Filed October 6, 1970.
1. CRIMINAL LAW — Accused's Right to Remain Silent — Request for Presence of Attorney — Miranda Rules. — An accused, who after being advised of his constitutional rights, tells police that he does not wish to talk about a charge until consulting his attorney, is entitled to counsel before interrogation. Even after interrogation has begun, the accused has the right to stop the questioning and remain silent. p. 40.
2. CRIMINAL LAW — Accused's Right to Remain Silent — Interrogation Without Counsel — Waiver of Right. — A defendant who during three successive interrogations refuses to answer questions without the presence of an attorney and then gives a statement at the fourth only after being told he has been implicated in a crime by an accomplice, cannot be said to have knowingly and intelligently waived his right to remain silent. p. 41.
From the Carroll Circuit Court, William B. Smith, Judge.
Appeal from conviction of murder.
Bayliff, Harrigan, Cord Maugans, Bolinger, Van Dorn Andrews, both of Kokomo, for appellant.
Theodore L. Sendak, Attorney General, Mark Peden, Kenneth M. McDermott, R. Michael Bruney, Deputies Attorney General, for appellee.
This is an appeal from a conviction for murder during the commission of a robbery in violation of Acts 1941, ch. 148, § 1, Burns Ind. Stat. Ann. § 10-3401. Trial was by jury in the Carroll County Circuit Court and appellant was sentenced to life imprisonment.
Appellant's first contention is that the trial court erred in overruling appellant's pre-trial motion to suppress a confession obtained from appellant in violation of appellant's privilege against self-incrimination guaranteed by the Fifth Amendment to the U.S. Constitution and Article 1 § 14 of the Indiana Constitution. The facts which tend to support the trial court decision are as follows:
On February 24, 1968, appellant was arrested and placed in the Howard County jail on a charge of aggravated assault and battery, which was unconnected with this case on appeal. On February 28, Officer Beatty of the Kokomo Police Department arrested appellant in his cell without a warrant on a preliminary charge of the murder of one Walter Kibler. Beatty testified that he gave appellant the Kokomo Police Department's standard warning of his constitutional rights and appellant signed the paper on which this warning was printed. Beatty further testified that appellant said he would not talk to Beatty about the Kibler murder case and that appellant stated he wanted to talk to the attorney his family was going to get him before talking about the murder charge. Beatty put this in his report to his superior officer.
Officer Harrison of the Kokomo Police Department testified that he interrogated appellant for about 45 minutes on the morning of February 29, 1968, but appellant told him that he did not want to talk to the police about the murder charge until he, appellant, had talked to a lawyer. Even though appellant repeated this numerous times Harrison continued to interrogate appellant. Finally appellant told Harrison to come back in twenty-four hours. Harrison returned on the morning of March 1, and again appellant, even more emphatically, told Harrison he did not want to talk about the murder charge until he talked to a lawyer.
Raymond Keller, Chief of the Kokomo Police Department, testified that he sent detective Sgt.

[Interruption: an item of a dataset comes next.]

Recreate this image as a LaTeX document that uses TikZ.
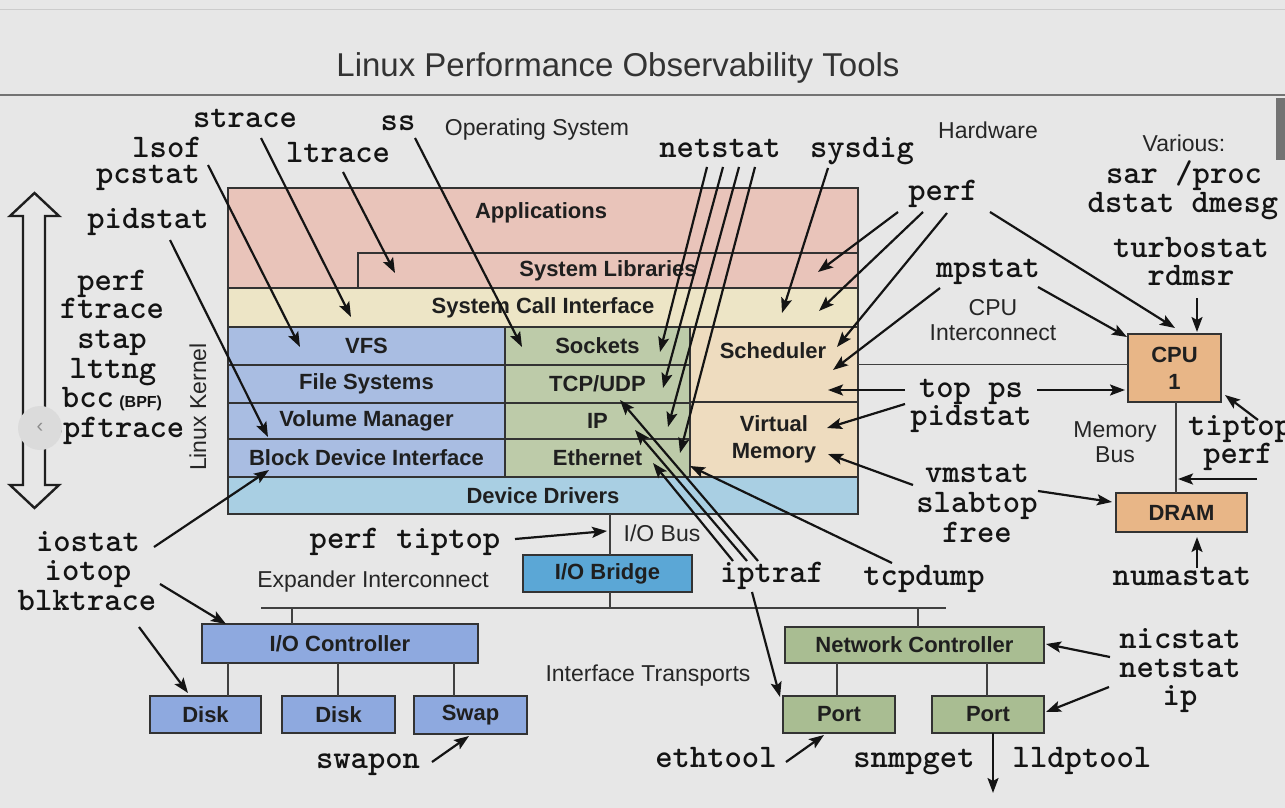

Nicholas to interrogate appellant on March 1, 1968, because the other officer had failed to get a statement from appellant on this case and Nicholas had 20 years experience in police work. Keller said he knew appellant had said he wanted to talk to an attorney before talking to the police.

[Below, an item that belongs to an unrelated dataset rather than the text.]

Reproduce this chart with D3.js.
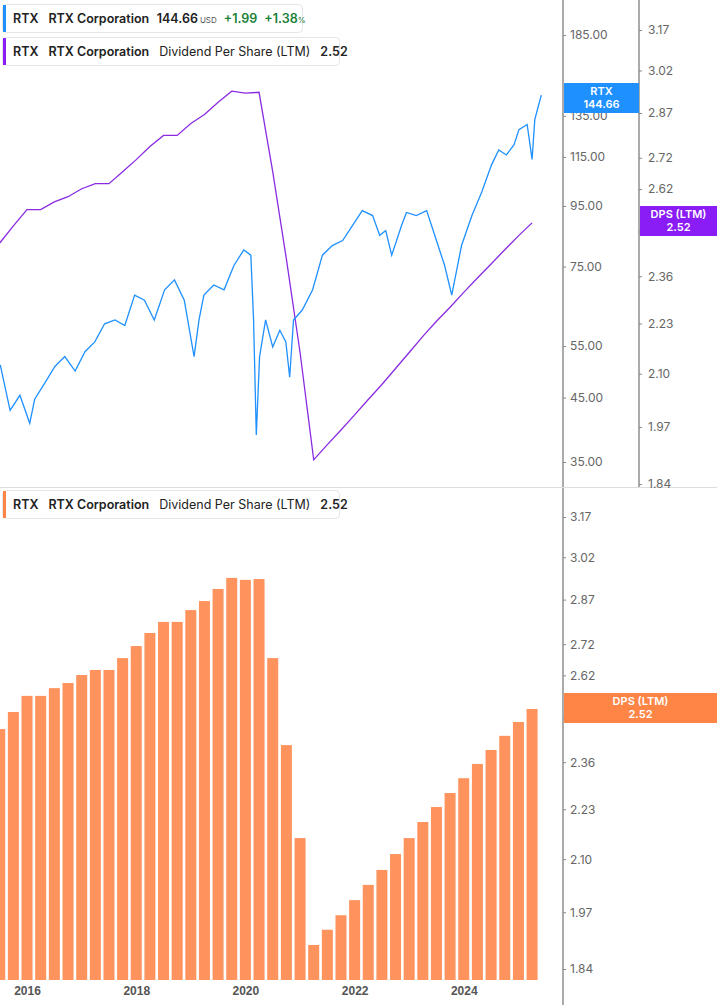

Sgt. Nicholas testified that on March 1, 1968, Chief Keller told him to interview appellant but that he, Nicholas, did not know that appellant had refused to talk until he had consulted an attorney. Nicholas read appellant his rights and talked to appellant about a lot of things in general. Appellant did not talk to Nicholas about the murder charge until Nicholas showed appellant a statement purporting to be the confession of one Alvin Beets which implicated appellant in the Kibler murder. Appellant then signed a waiver of rights form and a written statement concerning the murder charge, which was introduced against appellant at trial.
The above evidence is all taken from police officers and does not include the appellant's version of the events. We believe the evidence shows a blatant violation of appellant's constitutional right to remain silent and have the assistance of counsel.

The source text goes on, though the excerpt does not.